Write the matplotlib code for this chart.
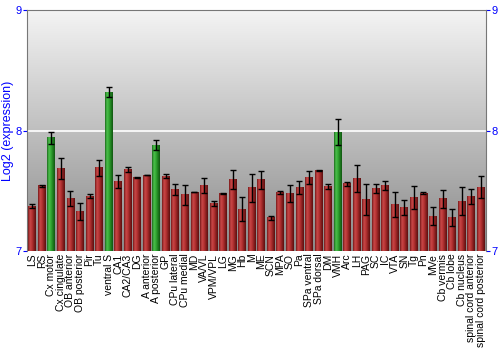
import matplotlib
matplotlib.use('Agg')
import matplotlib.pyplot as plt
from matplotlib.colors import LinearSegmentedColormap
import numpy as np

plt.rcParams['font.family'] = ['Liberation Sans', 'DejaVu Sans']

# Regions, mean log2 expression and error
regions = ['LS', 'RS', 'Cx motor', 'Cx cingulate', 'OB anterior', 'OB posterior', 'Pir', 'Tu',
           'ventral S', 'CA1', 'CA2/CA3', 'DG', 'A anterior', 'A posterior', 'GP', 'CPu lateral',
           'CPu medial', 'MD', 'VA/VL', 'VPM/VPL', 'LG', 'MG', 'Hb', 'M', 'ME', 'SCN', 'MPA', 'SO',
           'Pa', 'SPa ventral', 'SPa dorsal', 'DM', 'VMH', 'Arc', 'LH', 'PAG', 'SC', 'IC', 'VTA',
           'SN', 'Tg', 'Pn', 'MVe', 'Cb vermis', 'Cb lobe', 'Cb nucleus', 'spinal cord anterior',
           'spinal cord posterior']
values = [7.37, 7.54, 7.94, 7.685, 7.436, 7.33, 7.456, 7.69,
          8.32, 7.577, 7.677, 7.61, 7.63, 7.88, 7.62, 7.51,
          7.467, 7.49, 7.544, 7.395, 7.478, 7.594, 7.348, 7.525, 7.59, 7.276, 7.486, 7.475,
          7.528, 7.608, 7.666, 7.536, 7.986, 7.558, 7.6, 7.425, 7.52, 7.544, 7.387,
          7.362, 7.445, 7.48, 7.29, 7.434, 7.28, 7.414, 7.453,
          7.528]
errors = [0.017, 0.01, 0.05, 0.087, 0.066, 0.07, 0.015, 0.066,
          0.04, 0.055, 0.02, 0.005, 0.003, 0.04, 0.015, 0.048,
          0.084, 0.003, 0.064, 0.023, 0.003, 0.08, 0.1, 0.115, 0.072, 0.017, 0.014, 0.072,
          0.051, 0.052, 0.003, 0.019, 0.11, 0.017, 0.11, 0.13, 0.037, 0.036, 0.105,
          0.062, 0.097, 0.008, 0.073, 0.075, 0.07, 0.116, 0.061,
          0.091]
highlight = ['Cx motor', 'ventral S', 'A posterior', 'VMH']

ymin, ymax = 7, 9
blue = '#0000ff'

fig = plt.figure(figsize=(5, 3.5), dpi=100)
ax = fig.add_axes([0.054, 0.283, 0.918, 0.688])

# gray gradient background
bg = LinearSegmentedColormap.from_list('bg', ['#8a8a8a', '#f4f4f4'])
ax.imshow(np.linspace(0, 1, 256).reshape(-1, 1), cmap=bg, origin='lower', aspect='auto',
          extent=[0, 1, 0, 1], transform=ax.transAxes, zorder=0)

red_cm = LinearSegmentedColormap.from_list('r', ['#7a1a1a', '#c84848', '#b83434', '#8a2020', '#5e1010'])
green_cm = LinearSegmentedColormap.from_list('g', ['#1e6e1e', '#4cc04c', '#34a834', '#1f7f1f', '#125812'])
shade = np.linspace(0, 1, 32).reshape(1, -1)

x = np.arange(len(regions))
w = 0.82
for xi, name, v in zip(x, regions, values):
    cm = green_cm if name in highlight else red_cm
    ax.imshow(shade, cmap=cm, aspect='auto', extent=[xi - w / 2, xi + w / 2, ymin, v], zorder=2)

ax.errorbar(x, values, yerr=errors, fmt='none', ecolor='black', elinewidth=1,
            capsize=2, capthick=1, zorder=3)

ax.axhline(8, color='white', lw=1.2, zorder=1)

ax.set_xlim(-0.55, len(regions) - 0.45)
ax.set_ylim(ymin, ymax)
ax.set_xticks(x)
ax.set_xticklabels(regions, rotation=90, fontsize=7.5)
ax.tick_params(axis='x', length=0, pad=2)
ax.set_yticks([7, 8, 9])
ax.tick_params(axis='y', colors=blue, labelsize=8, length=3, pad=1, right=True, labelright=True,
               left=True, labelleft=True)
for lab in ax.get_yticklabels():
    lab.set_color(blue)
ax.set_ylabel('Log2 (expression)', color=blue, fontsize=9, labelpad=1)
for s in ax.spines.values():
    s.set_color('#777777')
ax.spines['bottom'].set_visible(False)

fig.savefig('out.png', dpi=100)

——————————

TASK INSTRUCTIONS
The listing above must be printed again exactly, minus its pictures.

ANSWER TO THIS TASK
Write the matplotlib code for this chart.
import matplotlib
matplotlib.use('Agg')
import matplotlib.pyplot as plt
from matplotlib.colors import LinearSegmentedColormap
import numpy as np

plt.rcParams['font.family'] = ['Liberation Sans', 'DejaVu Sans']

# Regions, mean log2 expression and error
regions = ['LS', 'RS', 'Cx motor', 'Cx cingulate', 'OB anterior', 'OB posterior', 'Pir', 'Tu',
           'ventral S', 'CA1', 'CA2/CA3', 'DG', 'A anterior', 'A posterior', 'GP', 'CPu lateral',
           'CPu medial', 'MD', 'VA/VL', 'VPM/VPL', 'LG', 'MG', 'Hb', 'M', 'ME', 'SCN', 'MPA', 'SO',
           'Pa', 'SPa ventral', 'SPa dorsal', 'DM', 'VMH', 'Arc', 'LH', 'PAG', 'SC', 'IC', 'VTA',
           'SN', 'Tg', 'Pn', 'MVe', 'Cb vermis', 'Cb lobe', 'Cb nucleus', 'spinal cord anterior',
           'spinal cord posterior']
values = [7.37, 7.54, 7.94, 7.685, 7.436, 7.33, 7.456, 7.69,
          8.32, 7.577, 7.677, 7.61, 7.63, 7.88, 7.62, 7.51,
          7.467, 7.49, 7.544, 7.395, 7.478, 7.594, 7.348, 7.525, 7.59, 7.276, 7.486, 7.475,
          7.528, 7.608, 7.666, 7.536, 7.986, 7.558, 7.6, 7.425, 7.52, 7.544, 7.387,
          7.362, 7.445, 7.48, 7.29, 7.434, 7.28, 7.414, 7.453,
          7.528]
errors = [0.017, 0.01, 0.05, 0.087, 0.066, 0.07, 0.015, 0.066,
          0.04, 0.055, 0.02, 0.005, 0.003, 0.04, 0.015, 0.048,
          0.084, 0.003, 0.064, 0.023, 0.003, 0.08, 0.1, 0.115, 0.072, 0.017, 0.014, 0.072,
          0.051, 0.052, 0.003, 0.019, 0.11, 0.017, 0.11, 0.13, 0.037, 0.036, 0.105,
          0.062, 0.097, 0.008, 0.073, 0.075, 0.07, 0.116, 0.061,
          0.091]
highlight = ['Cx motor', 'ventral S', 'A posterior', 'VMH']

ymin, ymax = 7, 9
blue = '#0000ff'

fig = plt.figure(figsize=(5, 3.5), dpi=100)
ax = fig.add_axes([0.054, 0.283, 0.918, 0.688])

# gray gradient background
bg = LinearSegmentedColormap.from_list('bg', ['#8a8a8a', '#f4f4f4'])
ax.imshow(np.linspace(0, 1, 256).reshape(-1, 1), cmap=bg, origin='lower', aspect='auto',
          extent=[0, 1, 0, 1], transform=ax.transAxes, zorder=0)

red_cm = LinearSegmentedColormap.from_list('r', ['#7a1a1a', '#c84848', '#b83434', '#8a2020', '#5e1010'])
green_cm = LinearSegmentedColormap.from_list('g', ['#1e6e1e', '#4cc04c', '#34a834', '#1f7f1f', '#125812'])
shade = np.linspace(0, 1, 32).reshape(1, -1)

x = np.arange(len(regions))
w = 0.82
for xi, name, v in zip(x, regions, values):
    cm = green_cm if name in highlight else red_cm
    ax.imshow(shade, cmap=cm, aspect='auto', extent=[xi - w / 2, xi + w / 2, ymin, v], zorder=2)

ax.errorbar(x, values, yerr=errors, fmt='none', ecolor='black', elinewidth=1,
            capsize=2, capthick=1, zorder=3)

ax.axhline(8, color='white', lw=1.2, zorder=1)

ax.set_xlim(-0.55, len(regions) - 0.45)
ax.set_ylim(ymin, ymax)
ax.set_xticks(x)
ax.set_xticklabels(regions, rotation=90, fontsize=7.5)
ax.tick_params(axis='x', length=0, pad=2)
ax.set_yticks([7, 8, 9])
ax.tick_params(axis='y', colors=blue, labelsize=8, length=3, pad=1, right=True, labelright=True,
               left=True, labelleft=True)
for lab in ax.get_yticklabels():
    lab.set_color(blue)
ax.set_ylabel('Log2 (expression)', color=blue, fontsize=9, labelpad=1)
for s in ax.spines.values():
    s.set_color('#777777')
ax.spines['bottom'].set_visible(False)

fig.savefig('out.png', dpi=100)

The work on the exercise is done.